In two of the leading specialty coffee producing countries, Kenya and Ethiopia, most people still cook on open fire. Not only is this massively polluting, it’s also a major health hazard. That’s why Dutch Coffee Pack opts to invest in projects supplying clean cookstoves. Fuel-efficient cookstoves solve a range of problems in one fell swoop, while also benefiting the local communities by creating jobs in the region. Check out our reasons below.
fighting poverty and the greenhouse effect
Up to a quarter of worldwide greenhouse gas emissions are generated by poor communities in developing countries, simply trying to survive. A single fuel efficient cookstove can save nearly three tons of greenhouse gas emissions per year, and cut fuel bills for households by over a third. This way the poorest communities save money to invest in education of their children, and time to invest in farming and other vital needs.

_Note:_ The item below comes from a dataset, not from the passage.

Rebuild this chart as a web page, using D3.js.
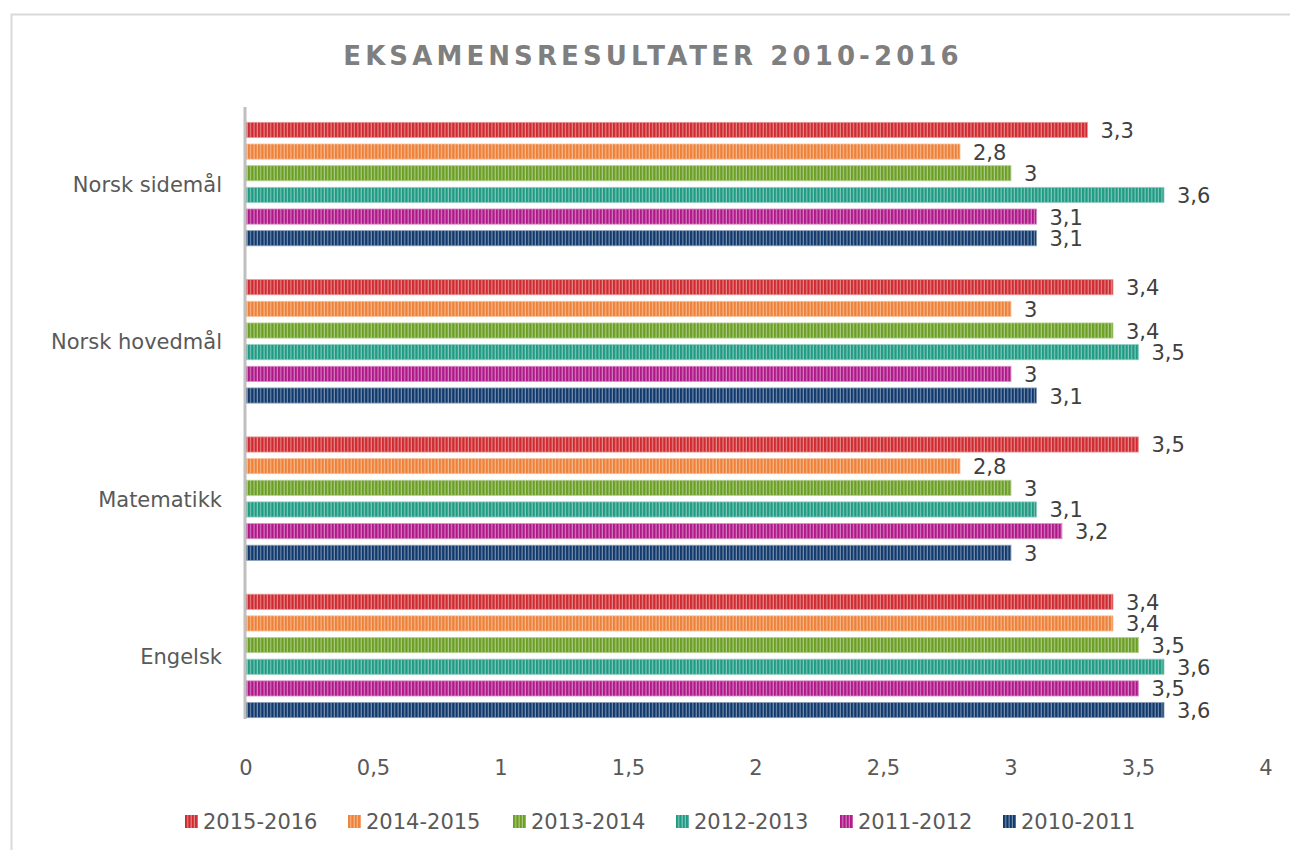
<!DOCTYPE html>
<html>
<head>
<meta charset="utf-8">
<script src="https://cdn.jsdelivr.net/npm/d3@7"></script>
<style>
  body { margin: 0; background: #fff; }
  svg text { font-family: "DejaVu Sans", sans-serif; }
</style>
</head>
<body>
<div id="chart"></div>
<script>
// data
const subjects = ['Norsk sidemål', 'Norsk hovedmål', 'Matematikk', 'Engelsk'];
const years = ['2015-2016', '2014-2015', '2013-2014', '2012-2013', '2011-2012', '2010-2011'];
const v2015_2016 = [3.3, 3.4, 3.5, 3.4];
const v2014_2015 = [2.8, 3.0, 2.8, 3.4];
const v2013_2014 = [3.0, 3.4, 3.0, 3.5];
const v2012_2013 = [3.6, 3.5, 3.1, 3.6];
const v2011_2012 = [3.1, 3.0, 3.2, 3.5];
const v2010_2011 = [3.1, 3.1, 3.0, 3.6];
const seriesValues = [v2015_2016, v2014_2015, v2013_2014, v2012_2013, v2011_2012, v2010_2011];
const xTicks = [0, 0.5, 1, 1.5, 2, 2.5, 3, 3.5, 4];
const seriesColors = ['#cf2a2f', '#ee8138', '#6b9f24', '#1f9b84', '#b0188a', '#0f386c'];

const width = 1290, height = 850;
const fmt = d => String(d).replace('.', ',');

const svg = d3.select('#chart').append('svg')
    .attr('width', width)
    .attr('height', height);

// chart frame (only top and left visible)
svg.append('path')
    .attr('d', `M11.5,${height} L11.5,14.5 L${width},14.5`)
    .attr('fill', 'none')
    .attr('stroke', '#d9d9d9')
    .attr('stroke-width', 2);

// stripe patterns
const defs = svg.append('defs');
seriesColors.forEach((c, i) => {
    const p = defs.append('pattern')
        .attr('id', `stripe-${i}`)
        .attr('patternUnits', 'userSpaceOnUse')
        .attr('width', 3.35)
        .attr('height', 10);
    p.append('rect').attr('width', 3.35).attr('height', 10)
        .attr('fill', d3.interpolateRgb(c, '#ffffff')(0.45));
    p.append('rect').attr('width', 2.2).attr('height', 10).attr('fill', c);
});

const x = d3.scaleLinear().domain([0, 4]).range([246, 1266]);
const y0 = d3.scaleBand().domain(subjects).range([107, 733]).paddingInner(0.215).paddingOuter(0.0975);
const y1 = d3.scaleBand().domain(years).range([0, y0.bandwidth()]).paddingInner(0.3).paddingOuter(0);

const data = [];
subjects.forEach((s, si) => {
    years.forEach((yr, yi) => {
        data.push({ subject: s, year: yr, yi: yi, value: seriesValues[yi][si] });
    });
});

// bars
svg.append('g').selectAll('rect')
    .data(data)
    .join('rect')
    .attr('x', x(0))
    .attr('y', d => y0(d.subject) + y1(d.year))
    .attr('width', d => x(d.value) - x(0))
    .attr('height', y1.bandwidth())
    .attr('fill', d => `url(#stripe-${d.yi})`)
    .attr('stroke', d => d3.interpolateRgb(seriesColors[d.yi], '#ffffff')(0.5))
    .attr('stroke-width', 0.8);

// value labels
svg.append('g').selectAll('text')
    .data(data)
    .join('text')
    .attr('x', d => x(d.value) + 13)
    .attr('y', d => y0(d.subject) + y1(d.year) + y1.bandwidth() / 2 + 8)
    .attr('font-size', 21)
    .attr('fill', '#404040')
    .text(d => fmt(d.value));

// y axis line
svg.append('line')
    .attr('x1', x(0) - 1).attr('x2', x(0) - 1)
    .attr('y1', 107).attr('y2', 719)
    .attr('stroke', '#bfbfbf')
    .attr('stroke-width', 3);

// category labels
svg.append('g').selectAll('text')
    .data(subjects)
    .join('text')
    .attr('x', 222)
    .attr('y', d => y0(d) + y0.bandwidth() / 2 + 8)
    .attr('text-anchor', 'end')
    .attr('font-size', 21)
    .attr('fill', '#595959')
    .text(d => d);

// x tick labels
svg.append('g').selectAll('text')
    .data(xTicks)
    .join('text')
    .attr('x', d => x(d))
    .attr('y', 775)
    .attr('text-anchor', 'middle')
    .attr('font-size', 21)
    .attr('fill', '#595959')
    .text(d => fmt(d));

// title
svg.append('text')
    .attr('x', 653)
    .attr('y', 65)
    .attr('text-anchor', 'middle')
    .attr('font-size', 26)
    .attr('font-weight', 'bold')
    .attr('letter-spacing', 4.1)
    .attr('fill', '#7f7f7f')
    .text('EKSAMENSRESULTATER 2010-2016');

// legend
const legendX = [185, 348, 513, 676, 840, 1003];
const legend = svg.append('g').selectAll('g')
    .data(years)
    .join('g')
    .attr('transform', (d, i) => `translate(${legendX[i]}, 815)`);

legend.append('rect')
    .attr('width', 13)
    .attr('height', 13)
    .attr('fill', (d, i) => `url(#stripe-${i})`);

legend.append('text')
    .attr('x', 18)
    .attr('y', 14)
    .attr('font-size', 21)
    .attr('fill', '#595959')
    .text(d => d);
</script>
</body>
</html>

fighting indoor air pollution
Indoor air pollution is a major contributor to lower respiratory disease and pneumonia. These diseases are the leading cause of mortality in children under 5 years old. The effects of indoor cooking on open fire lead to the death of 4 million women and children annually.
Clean cookstoves reduce the toxic emissions from open fire cooking by up to 70%, significantly reducing all health hazards, from coughing, burning and itchy eyes to lower respiratory disease and pneumonia.

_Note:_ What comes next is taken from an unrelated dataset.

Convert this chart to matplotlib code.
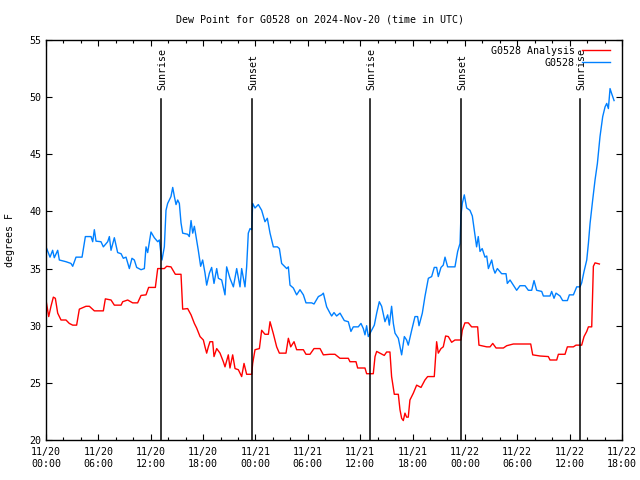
import matplotlib
matplotlib.use("Agg")
import matplotlib.pyplot as plt
from matplotlib.ticker import MultipleLocator

# hours since 2024-11-20 00:00 UTC
obs_hours = [0.0, 0.46, 0.76, 0.95, 1.34, 1.53, 2.29, 2.86, 3.06, 3.44, 4.13, 4.51, 5.16, 5.35,
             5.54, 5.73, 6.3, 6.57, 7.07, 7.26, 7.45, 7.83, 8.21, 8.6, 8.86, 9.17, 9.55, 9.85,
             10.12, 10.39, 10.89, 11.27, 11.46, 11.65, 12.03, 12.41, 12.8, 12.99, 13.18, 13.29,
             13.56, 13.75, 13.94, 14.32, 14.52, 14.71, 14.9, 15.09, 15.28, 15.47, 15.66, 16.23,
             16.42, 16.62, 16.81, 17.0, 17.26, 17.45, 17.72, 17.95, 18.22, 18.41, 18.72, 18.98,
             19.25, 19.56, 19.75, 20.13, 20.51, 20.7, 21.08, 21.47, 21.85, 22.23, 22.42, 22.8,
             22.99, 23.18, 23.38, 23.57, 23.68, 23.95, 24.33, 24.71, 25.09, 25.36, 25.67, 26.05,
             26.51, 26.74, 27.0, 27.58, 27.77, 27.96, 28.34, 28.72, 29.1, 29.49, 29.79, 30.44,
             30.71, 31.21, 31.59, 31.78, 32.16, 32.54, 32.73, 33.0, 33.3, 33.69, 34.18, 34.64,
             34.94, 35.21, 35.78, 36.09, 36.36, 36.55, 36.74, 36.93, 37.24, 37.62, 37.89, 38.19,
             38.46, 38.84, 39.15, 39.34, 39.6, 39.8, 39.99, 40.37, 40.56, 40.75, 41.06, 41.32,
             41.51, 41.9, 42.28, 42.58, 42.74, 43.12, 43.42, 43.81, 44.19, 44.49, 44.76, 44.95,
             45.26, 45.52, 45.72, 46.02, 46.86, 47.17, 47.44, 47.55, 47.7, 47.93, 48.2, 48.58,
             48.85, 49.15, 49.34, 49.53, 49.73, 49.98, 50.3, 50.5, 50.69, 51.07, 51.26, 51.45,
             51.72, 52.21, 52.71, 52.86, 53.17, 53.55, 53.93, 54.31, 54.89, 55.27, 55.65, 55.92,
             56.22, 56.8, 56.99, 57.75, 57.94, 58.21, 58.44, 58.9, 59.2, 59.74, 59.97, 60.43,
             60.81, 61.19, 61.38, 61.65, 61.96, 62.15, 62.34, 62.64, 62.91, 63.18, 63.48, 63.79,
             64.06, 64.25, 64.44, 64.63, 64.82, 65.09]
obs_dewpt = [36.9, 36.0, 36.6, 35.95, 36.6, 35.75, 35.6, 35.45, 35.2, 36.0, 36.0, 37.8, 37.8, 37.35,
             38.4, 37.4, 37.35, 36.9, 37.35, 37.8, 36.6, 37.7, 36.4, 36.3, 35.9, 36.0, 35.0, 35.9,
             35.75, 35.1, 34.9, 35.0, 36.9, 36.4, 38.2, 37.7, 37.35, 37.5, 36.25, 35.75,
             36.9, 40.1, 40.7, 41.3, 42.1, 41.3, 40.6, 41.0, 40.7, 39.0, 38.1, 38.0,
             37.8, 39.2, 38.1, 38.7, 37.5, 36.6, 35.2, 35.75, 34.6, 33.55, 34.6, 35.1,
             33.7, 35.0, 34.15, 34.0, 32.7, 35.15, 34.15, 33.4, 35.0, 33.4, 35.0, 33.4,
             35.15, 38.1, 38.5, 38.4, 40.7, 40.3, 40.6, 40.1, 39.1, 39.4, 38.1, 36.9,
             36.9, 36.75, 35.45, 35.0, 35.15, 33.55, 33.3, 32.7, 33.15, 32.7, 32.0, 32.0,
             31.9, 32.55, 32.7, 32.85, 31.65, 31.1, 30.85, 31.15, 30.85, 31.1, 30.45, 30.35,
             29.5, 29.9, 29.9, 30.2, 29.75, 29.2, 30.0, 29.05, 29.5, 30.05, 31.1, 32.1,
             31.7, 30.35, 30.95, 30.05, 31.7, 30.2, 29.35, 28.9, 28.15, 27.45, 29.05, 28.75,
             28.3, 29.6, 30.8, 30.8, 30.0, 31.1, 32.55, 34.15, 34.3, 35.1, 35.1, 34.3,
             35.1, 35.3, 36.0, 35.15, 35.15, 36.5, 37.2, 39.7, 40.7, 41.45, 40.3, 40.1,
             39.6, 37.95, 36.9, 37.8, 36.5, 36.75, 36.0, 36.1, 35.0, 35.75, 35.0, 34.6,
             35.0, 34.55, 34.55, 33.7, 34.0, 33.55, 33.1, 33.5, 33.5, 33.1, 33.1, 33.95,
             33.1, 33.0, 32.6, 32.6, 33.0, 32.4, 32.85, 32.6, 32.2, 32.2, 32.7, 32.7,
             33.4, 33.4, 33.75, 34.75, 35.75, 37.2, 38.95, 41.0, 42.75, 44.2, 46.55, 48.3,
             49.15, 49.45, 49.0, 50.75, 50.3, 49.7]

ana_hours = [0.0, 0.31, 0.57, 0.84, 1.07, 1.34, 1.72, 2.29, 2.67, 3.06, 3.51, 3.82, 4.58, 4.97,
             5.54, 6.57, 6.8, 7.45, 7.83, 8.6, 8.79, 9.36, 9.93, 10.5, 10.89, 11.46, 11.76, 12.53,
             12.8, 13.56, 13.83, 14.32, 14.82, 15.47, 15.66, 16.23, 16.62, 17.0, 17.26, 17.65,
             18.03, 18.22, 18.41, 18.6, 18.79, 19.1, 19.25, 19.56, 19.94, 20.32, 20.51, 20.89,
             21.08, 21.39, 21.66, 22.04, 22.42, 22.69, 22.99, 23.57, 23.68, 23.95, 24.45, 24.71,
             25.09, 25.48, 25.67, 26.05, 26.43, 26.74, 27.5, 27.77, 28.04, 28.42, 28.72, 29.49,
             29.79, 30.25, 30.71, 31.4, 31.78, 32.54, 33.11, 33.68, 34.64, 34.83, 35.52, 35.71,
             36.55, 36.74, 37.5, 37.7, 37.89, 38.27, 38.76, 39.03, 39.41, 39.6, 39.91, 40.37,
             40.56, 40.75, 40.94, 41.13, 41.32, 41.51, 41.7, 42.09, 42.47, 42.97, 43.42, 43.73,
             44.49, 44.76, 44.95, 45.26, 45.52, 45.79, 46.1, 46.48, 46.86, 47.55, 47.7, 48.0,
             48.39, 48.77, 49.46, 49.61, 50.5, 50.88, 51.19, 51.57, 52.41, 52.79, 53.55, 55.54,
             55.77, 56.61, 57.56, 57.75, 58.52, 58.71, 59.47, 59.74, 60.43, 60.73, 61.38, 61.65,
             61.96, 62.15, 62.53, 62.72, 62.91, 63.41]
ana_dewpt = [32.25, 30.8, 31.7, 32.5, 32.4, 31.1, 30.5, 30.5, 30.2, 30.05, 30.05, 31.45, 31.7, 31.7,
             31.3, 31.3, 32.35, 32.25, 31.8, 31.8, 32.1, 32.25, 32.0, 32.0, 32.65, 32.7, 33.35, 33.35,
             35.0, 35.0, 35.2, 35.15, 34.5, 34.5, 31.45, 31.5, 30.95, 30.2, 29.8, 29.05,
             28.75, 28.15, 27.6, 28.15, 28.6, 28.6, 27.3, 28.0, 27.6, 26.85, 26.4, 27.45,
             26.3, 27.45, 26.25, 26.15, 25.55, 26.7, 25.75, 25.75, 26.7, 27.9, 28.0, 29.6,
             29.25, 29.25, 30.35, 29.3, 28.15, 27.6, 27.6, 28.9, 28.15, 28.6, 27.9, 27.9,
             27.5, 27.5, 28.0, 28.0, 27.45, 27.5, 27.5, 27.15, 27.15, 26.85, 26.85, 26.3,
             26.3, 25.8, 25.8, 27.3, 27.75, 27.6, 27.4, 27.7, 27.7, 25.55, 24.0, 24.0,
             22.65, 21.9, 21.7, 22.35, 22.0, 22.0, 23.5, 24.1, 24.8, 24.6, 25.25, 25.55,
             25.55, 28.6, 27.6, 28.0, 28.15, 29.1, 29.05, 28.55, 28.75, 28.75, 29.6, 30.25,
             30.25, 29.9, 29.9, 28.3, 28.15, 28.15, 28.45, 28.05, 28.05, 28.25, 28.4, 28.4,
             27.45, 27.35, 27.3, 27.0, 27.0, 27.5, 27.5, 28.15, 28.15, 28.3, 28.3, 29.05,
             29.5, 29.9, 29.9, 35.2, 35.5, 35.4]

sun_hours = [13.2, 23.65, 37.15, 47.6, 61.2]
sun_labels = ["Sunrise", "Sunset", "Sunrise", "Sunset", "Sunrise"]

tick_hours = list(range(0, 67, 6))
tick_labels = ["11/20\n00:00", "11/20\n06:00", "11/20\n12:00", "11/20\n18:00",
               "11/21\n00:00", "11/21\n06:00", "11/21\n12:00", "11/21\n18:00",
               "11/22\n00:00", "11/22\n06:00", "11/22\n12:00", "11/22\n18:00"]

plt.rcParams['font.family'] = ['DejaVu Sans Mono']
fs = 7.2

fig = plt.figure(figsize=(6.4, 4.8), dpi=100)
ax = fig.add_axes([46/640, 40/480, 576/640, 400/480])

ax.plot(ana_hours, ana_dewpt, color='#ff0000', lw=1.0, label='G0528 Analysis')
ax.plot(obs_hours, obs_dewpt, color='#0080ff', lw=1.0, label='G0528')

for h, lab in zip(sun_hours, sun_labels):
    ax.axvline(h, ymin=0, ymax=0.8525, color='black', lw=1.1)
    ax.text(h + 0.15, 50.65, lab, rotation=90, ha='center', va='bottom', fontsize=fs)

ax.set_xlim(0, 66)
ax.set_ylim(20, 55)
ax.set_xticks(tick_hours)
ax.set_xticklabels(tick_labels, fontsize=fs, linespacing=1.3)
ax.xaxis.set_minor_locator(MultipleLocator(2))
ax.set_yticks(range(20, 56, 5))
ax.tick_params(axis='y', labelsize=fs)
ax.tick_params(which='both', direction='in', top=True, right=True, width=0.8)
ax.tick_params(which='major', length=4)
ax.tick_params(which='minor', length=2.5)
ax.tick_params(axis='x', pad=5)
for s in ax.spines.values():
    s.set_linewidth(1.0)

ax.set_ylabel('degrees F', fontsize=fs, labelpad=10)
fig.text(0.5, 1 - 19/480, 'Dew Point for G0528 on 2024-Nov-20 (time in UTC)',
         ha='center', va='center', fontsize=fs)

ax.legend(loc='upper right', bbox_to_anchor=(0.979, 0.985), frameon=False, markerfirst=False,
          fontsize=fs, handlelength=2.8, handletextpad=0.7, labelspacing=0.2,
          borderaxespad=0, borderpad=0)

fig.savefig('out.png', dpi=100)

fighting biodiversity loss
Deforestation in developing countries is increasing at an alarming rate. Over one third of the earths inhabitants still cook over an open fire, fueled by wood or charcoal. If we don’t change this, the future is bleak.
Cookstoves reduce wood consumption by 40 to 60%, contributing heavily to preserving forest coverage and saving some of the most bio-diverse ecosystems in the world.

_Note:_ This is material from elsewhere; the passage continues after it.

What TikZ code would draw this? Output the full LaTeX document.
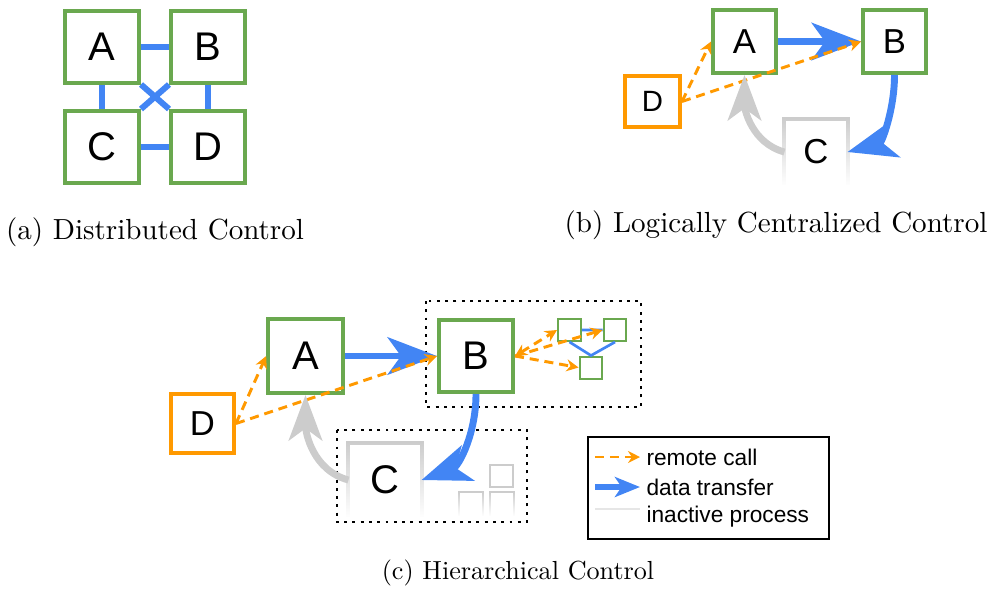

fighting gender inequality
The projects we invest in, focus on hiring and training women in the workforce and address issues that promote the advancement of women. Cookstoves empower them, by creating financial and time savings that can be repurposed in ways that serve their and their family’s interests.
Women and young girls generally spend four or more hours per day collecting wood. More often than not, this keeps young girls from attending school and women from other income-generating activities that benefit their independence.